The L.A. hardcore punk scene was peaking at that time as well, with bands like the Circle Jerks, Black Flag, and Fear in their prime. In 1982, Flea left What Is This to join Fear and Chris Hutchinson replaced him. According to Johannes, Slovak was disappointed that Flea left the band and didn’t speak to him for a while. But it didn’t last.

Slovak lived in a loft space near the intersection of Heliotrope Drive and Melrose Avenue, a commercial/non-residential part of L.A. It was a perfect rehearsal studio—far from private homes and uptight neighbors—and rehearsals were often extended jam sessions that lasted hours. “We were always pushing ourselves, playing things that we couldn’t quite get,” Johannes recalls. “But I think the big secret was the insane amount of hours we spent jamming. We would often turn off the lights and just jam in the dark. We became really good at sensing each other.”

In 1983, while What Is This were still working the local music scene opening for bands like the Minutemen and X, and trying to land a record deal, a local performance artist named Gary Allen invited Kiedis and Flea to perform at the Rhythm Lounge. Slovak and Irons joined them and the Red Hot Chili Peppers were born. Although intended as a one-off performance, the Red Hot Chili Peppers evolved into something much more. “They were pretty amazing straight away and they got a good reaction,” Johannes says. “We would schedule our shows so that we would play the same dates or share the same bill. Both bands were sharing Jack and Hillel.”
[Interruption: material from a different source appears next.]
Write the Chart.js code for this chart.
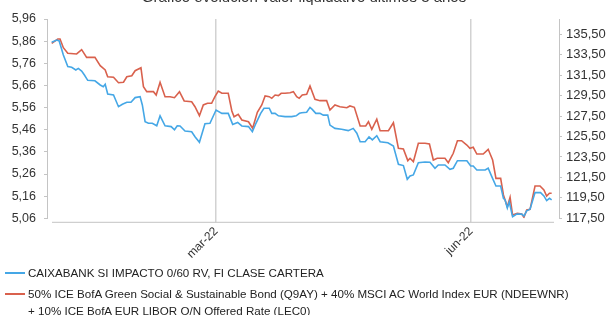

Within eight months, both bands landed deals with major labels. What Is This signed with MCA. The Red Hot Chili Peppers signed with EMI. Slovak and Irons opted to stay with What Is This. “We had been playing with Alain since 1976 and we were dedicated to What Is This,” Irons remembers. “The Chili’s were new at the time.” The Red Hot Chili Peppers replaced Slovak and Irons—with Jack Sherman on guitar and Cliff Martinez on drums—and released their first album, The Red Hot Chili Peppers, in 1984.